SIMON BROWN: This might be me being ageist, but you are, as you say, an online bank, and certainly this is the future. And in fact, we’ve had them before in South Africa. Remember 2020, which sort of got stymied by the Saambou explosion back in the early 2000s. Do your demographics skew younger, because you are online – or is that just being ageist?
HYLTON KALLNER: No, I think that that’s a common misperception. The reality is that people who are seeking out the best rates are managing their money well, cover every demographic. And it’s independent of income levels also. So we’ve been appealing to all income levels, all sorts of age demographics, and it works really, really well. If you think about it, a senior or a pensioner is very much focused on the interest rates and managing their money well, and so the appeal of being able to improve your interest rates by demonstrating that you can manage your money well and use these nudges and behavioural incentives is really appealing to the seniors.
At the same time, millennials love the sort of gamification of it, going online, understanding exactly how they can improve their money status and do the right things and learn the right financial behaviours in the short term that are going to stand them good stead for their entire life. So it really does appeal across the spectrum.
SIMON BROWN: You talk around the “shared value” that the customer is a good money manager in a sense. Is that sort of simple stuff like “don’t have returned debit orders” because of insufficient cash, and don’t use debt recklessly. Is it as simple as sort of Money 101, almost?
HYLTON KALLNER: It’s literally that simple. It’s translating something fairly complex into literally something as simple as that.
So it’s about having the right level of savings, managing debt, having insurance or protection in place for unforeseen expenses, and especially retirement funding, and owning property on retirement.
Those are the five behaviours that we’ve seen account for 80% of the long-term and short-term defaults among clients and members of the public.
So if you can manage those simple things in the short term, in the long term that will pay off. It’s really about education and creating life incentives because it’s about telling somebody to go out and have a run early in the morning, as opposed to having cake or lying in bed. The one is immediately valuable to them, the other one pays off in the long term, and managing your money is exactly the same,
SIMON BROWN: And the beauty these days of big data is you’re able to distil it down to those five points, and you know that if people do that over a lifetime of banking, they will be better off in retirement. It’s just that simple.

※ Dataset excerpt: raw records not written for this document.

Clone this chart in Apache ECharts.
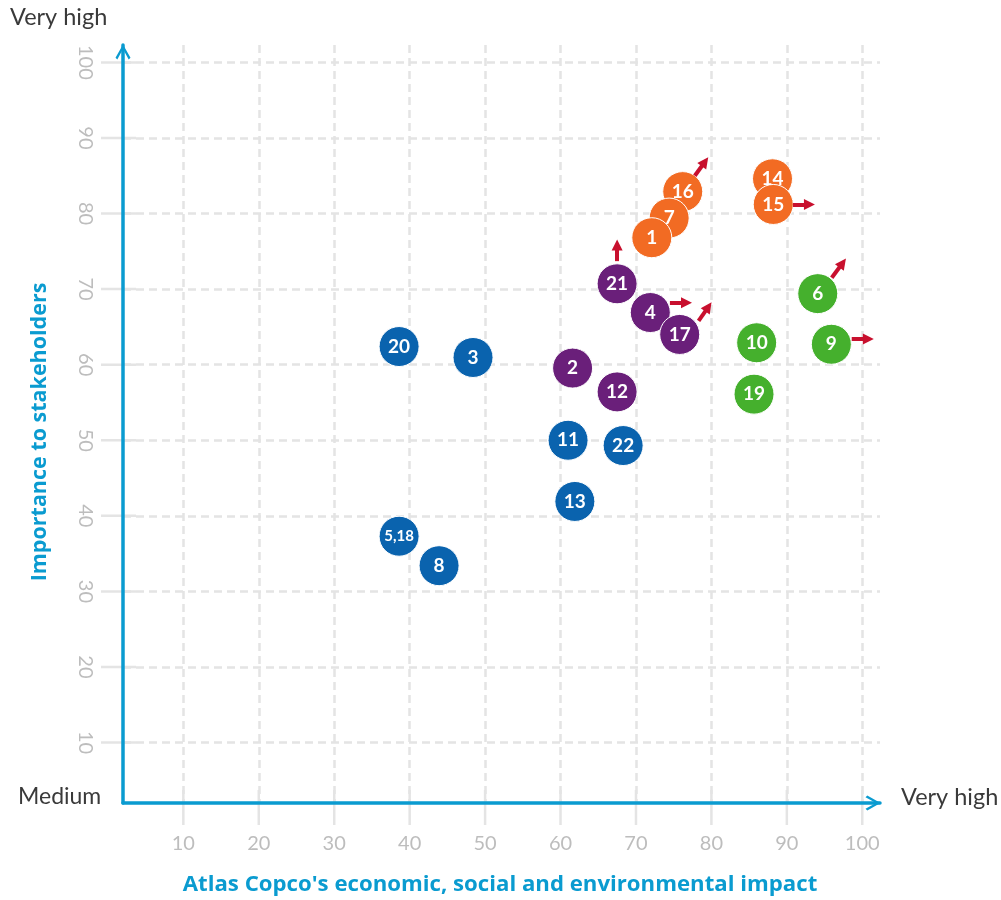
<!DOCTYPE html>
<html>
<head>
<meta charset="utf-8">
<script src="https://cdn.jsdelivr.net/npm/echarts@6/dist/echarts.min.js"></script>
<style>
html,body{margin:0;padding:0;background:#fff;}
#chart{width:1001px;height:900px;}
</style>
</head>
<body>
<div id="chart"></div>
<script>
// ---- data ----
const tickValues = [10, 20, 30, 40, 50, 60, 70, 80, 90, 100];

const blueNames = ['20', '3', '11', '22', '13', '5,18', '8'];
const blueX = [38.6, 48.4, 61.0, 68.3, 61.9, 38.6, 43.9];
const blueY = [62.4, 60.95, 50.0, 49.3, 41.9, 37.3, 33.4];

const purpleNames = ['21', '4', '17', '2', '12'];
const purpleX = [67.5, 71.9, 75.8, 61.6, 67.5];
const purpleY = [70.7, 66.9, 64.0, 59.55, 56.4];

const orangeNames = ['16', '7', '1', '14', '15'];
const orangeX = [76.2, 74.4, 72.1, 88.1, 88.2];
const orangeY = [82.9, 79.4, 76.8, 84.6, 81.2];

const greenNames = ['6', '9', '10', '19'];
const greenX = [94.1, 95.9, 86.0, 85.65];
const greenY = [69.4, 62.7, 62.9, 56.1];

// arrows (trend indicators): from -> arrowhead centre, in data units
const arrowFrom = [[77.8, 85.0], [90.8, 81.2], [67.5, 73.7], [74.5, 68.2], [78.3, 65.8], [95.95, 71.5], [98.6, 63.4]];
const arrowTo   = [[79.15, 86.85], [93.0, 81.2], [67.5, 75.85], [76.7, 68.2], [79.6, 67.65], [97.4, 73.45], [100.8, 63.4]];

// ---- chart ----
const FONT = 'Lato, "Noto Sans", sans-serif';
const NAME_FONT = '"Open Sans", "Noto Sans", sans-serif';
const AXIS_BLUE = '#0a9bd0';
const GRID_GREY = '#e4e4e4';
const MIN = 2, XMAX = 102.35, YMAX = 102.3;

function pts(names, xs, ys) {
  return names.map((n, i) => ({ name: n, value: [xs[i], ys[i]] }));
}

function bubble(name, color, data) {
  return {
    name: name,
    type: 'scatter',
    symbolSize: 40,
    data: data,
    itemStyle: { color: color, borderColor: '#ffffff', borderWidth: 1, opacity: 1 },
    label: {
      show: true, position: 'inside', color: '#ffffff',
      fontFamily: FONT, fontWeight: 'bold',
      formatter: p => p.name,
      fontSize: 19
    },
    emphasis: { disabled: true },
    z: 3
  };
}

const chart = echarts.init(document.getElementById('chart'), null, { renderer: 'canvas' });

const chevron = 'path://M0 88 L50 0 L100 88 L88 100 L50 30 L12 100 Z';

function mainAxis(max, extraLabel) {
  return {
    type: 'value', min: MIN, max: max, minInterval: 10, maxInterval: 10,
    axisLine: { show: true, symbol: ['none', chevron], symbolSize: [26, 15], symbolOffset: [0, -7],
      lineStyle: { color: AXIS_BLUE, width: 3.5 } },
    axisTick: { show: true, length: 0, customValues: tickValues, lineStyle: { color: GRID_GREY, width: 0 } },
    axisLabel: Object.assign({ show: true, customValues: tickValues,
      color: '#bdbdbd', fontSize: 20, fontFamily: FONT }, extraLabel),
    splitLine: { show: true, lineStyle: { color: GRID_GREY, width: 2.5, type: [8, 5] } },
    z: 3
  };
}

const option = {
  backgroundColor: '#ffffff',
  animation: false,
  textStyle: { fontFamily: FONT },
  grid: { left: 123, right: 121, top: 45, bottom: 97, containLabel: false },
  xAxis: mainAxis(XMAX, { margin: 31 }),
  yAxis: mainAxis(YMAX, { rotate: -90, margin: 28 }),
  graphic: [
    { type: 'text', left: 10, top: 5, style: { text: 'Very high', fontSize: 23.5, fontFamily: FONT, fill: '#3a3a3a' } },
    { type: 'text', left: 18, top: 785, style: { text: 'Medium', fontSize: 23, fontFamily: FONT, fill: '#3a3a3a' } },
    { type: 'text', left: 901, top: 785, style: { text: 'Very high', fontSize: 23.5, fontFamily: FONT, fill: '#3a3a3a' } },
    { type: 'text', x: 500, y: 885, style: { text: "Atlas Copco's economic, social and environmental impact",
        fontSize: 22.2, fontWeight: 'bold', fontFamily: NAME_FONT, fill: AXIS_BLUE, align: 'center', verticalAlign: 'middle' } },
    { type: 'text', x: 40, y: 432, rotation: Math.PI / 2, style: { text: 'Importance to stakeholders',
        fontSize: 21.5, fontWeight: 'bold', fontFamily: NAME_FONT, fill: AXIS_BLUE, align: 'center', verticalAlign: 'middle' } }
  ],
  series: [
    {
      // tick marks crossing both axes, positioned through the axes' scales
      type: 'custom',
      silent: true,
      clip: false,
      z: 1,
      data: tickValues.map(v => [v, v]),
      encode: { x: 0, y: 1 },
      renderItem: function (params, api) {
        const v = api.value(0);
        const px = api.coord([v, MIN]);
        const py = api.coord([MIN, v]);
        const st = { stroke: GRID_GREY, lineWidth: 2.5 };
        return {
          type: 'group',
          children: [
            { type: 'line', shape: { x1: px[0], y1: px[1] - 13, x2: px[0], y2: px[1] + 22 }, style: st },
            { type: 'line', shape: { x1: py[0] - 22, y1: py[1], x2: py[0] + 13, y2: py[1] }, style: st }
          ]
        };
      }
    },
    {
      type: 'lines',
      coordinateSystem: 'cartesian2d',
      symbol: ['none', 'triangle'],
      symbolSize: [13, 11],
      lineStyle: { color: '#c8102e', width: 4, opacity: 1, curveness: 0 },
      data: arrowFrom.map((f, i) => ({ coords: [f, arrowTo[i]] })),
      silent: true,
      z: 4
    },
    bubble('Blue', '#0a63ae', pts(blueNames, blueX, blueY)),
    bubble('Purple', '#6a1f7a', pts(purpleNames, purpleX, purpleY)),
    bubble('Orange', '#f26b23', pts(orangeNames, orangeX, orangeY)),
    bubble('Green', '#45b02d', pts(greenNames, greenX, greenY))
  ]
};

// smaller label for the combined bubble
option.series[2].data.forEach(d => {
  if (d.name.indexOf(',') >= 0) d.label = { fontSize: 15 };
});

chart.setOption(option);
</script>
</body>
</html>
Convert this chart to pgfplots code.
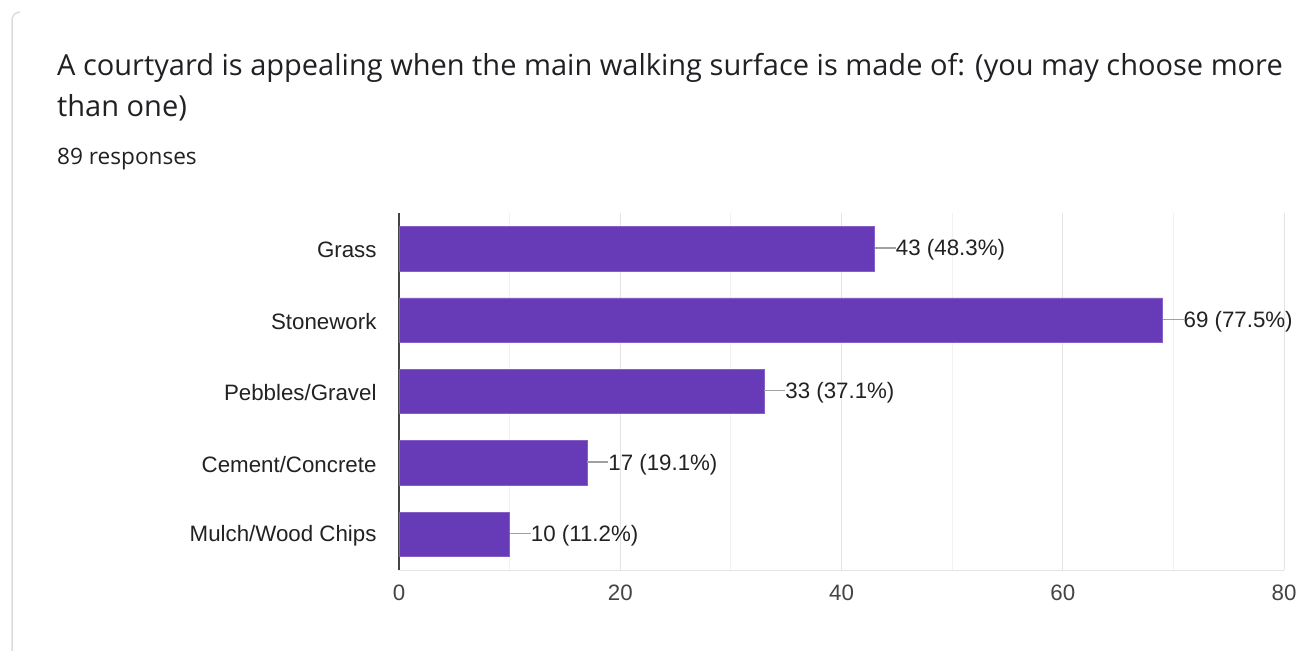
\documentclass[border=0pt]{standalone}
\usepackage{pgfplots}
\pgfplotsset{compat=1.18}
\usepackage{fontspec}
\setmainfont{Liberation Sans}
\newfontfamily\titlefont{Open Sans}
\definecolor{barpurple}{HTML}{673AB7}
\definecolor{titlegray}{HTML}{202124}
\definecolor{labelgray}{HTML}{222222}
\definecolor{tickgray}{HTML}{444444}
\definecolor{majgrid}{HTML}{E4E4E4}
\definecolor{mingrid}{HTML}{F2F2F2}
\definecolor{conn}{HTML}{A0A0A0}
\definecolor{cardline}{HTML}{DADCE0}
\begin{document}
\begin{tikzpicture}
\fill[white] (0,0) rectangle (1301bp,-651bp);
\useasboundingbox (0,0) rectangle (1301bp,-651bp);
\draw[cardline, line width=1.5bp] (12bp,-651bp) -- (12bp,-20bp) arc[start angle=180,end angle=90,radius=8bp];
\node[anchor=base west, inner sep=0pt, text=titlegray, font=\titlefont\fontsize{29bp}{33bp}\selectfont] at (57bp,-75bp) {A courtyard is appealing when the main walking surface is made of: (you may choose more};
\node[anchor=base west, inner sep=0pt, text=titlegray, font=\titlefont\fontsize{29bp}{33bp}\selectfont] at (57bp,-116bp) {than one)};
\node[anchor=base west, inner sep=0pt, text=titlegray, font=\titlefont\fontsize{22.6bp}{26bp}\selectfont] at (57bp,-164bp) {89 responses};
\begin{axis}[
  at={(399bp,-570bp)}, anchor=south west,
  scale only axis, width=885bp, height=357bp,
  xbar, bar width=0.62,
  y dir=reverse,
  xmin=0, xmax=80, ymin=-0.5, ymax=4.5,
  axis x line*=bottom, axis y line*=left,
  x axis line style={draw=majgrid, line width=1bp, -},
  y axis line style={draw=tickgray, line width=1.3bp, -},
  xtick={0,20,40,60,80}, minor xtick={10,30,50,70},
  ytick={0,1,2,3,4},
  yticklabels={Grass,Stonework,Pebbles/Gravel,Cement/Concrete,Mulch/Wood Chips},
  major tick length=0pt, minor tick length=0pt,
  xmajorgrids, xminorgrids,
  major grid style={draw=majgrid, line width=1bp},
  minor grid style={draw=mingrid, line width=1bp},
  ticklabel style={font=\fontsize{22.3bp}{26bp}\selectfont, text=labelgray},
  xticklabel style={anchor=north, yshift=-11bp, text=tickgray},
  yticklabel style={anchor=east, xshift=-19bp, yshift=-1.5bp},
  /pgf/number format/assume math mode=true,
  point meta=explicit symbolic,
  nodes near coords={\textcolor{conn}{\rule[0.33em]{21bp}{1.4bp}}\pgfplotspointmeta},
  nodes near coords style={anchor=west, inner sep=0pt, yshift=-1.5bp, font=\fontsize{22.3bp}{26bp}\selectfont, text=labelgray},
]
\addplot[fill=barpurple, draw=barpurple!80!white, line width=0.6bp] coordinates {
  (43,0) [43 (48.3\%)]
  (69,1) [69 (77.5\%)]
  (33,2) [33 (37.1\%)]
  (17,3) [17 (19.1\%)]
  (10,4) [10 (11.2\%)]
};
\end{axis}
\end{tikzpicture}
\end{document}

HYLTON KALLNER: It’s literally just that simple. And because they’ll be better off in retirement, we also know that they’ll be better off along the way, so they’ll have lower defaults for us as a bank. So we do better as a bank. We can return that value directly all the way through to the individuals that are creating that value. And it becomes a sort of a self-fulfilling cycle that they earn better interest rates, and they do better in the long term. And it really does work.
SIMON BROWN: That’s a Hylton Kallner, CEO at Discovery Bank. Hylton, I appreciate your early morning.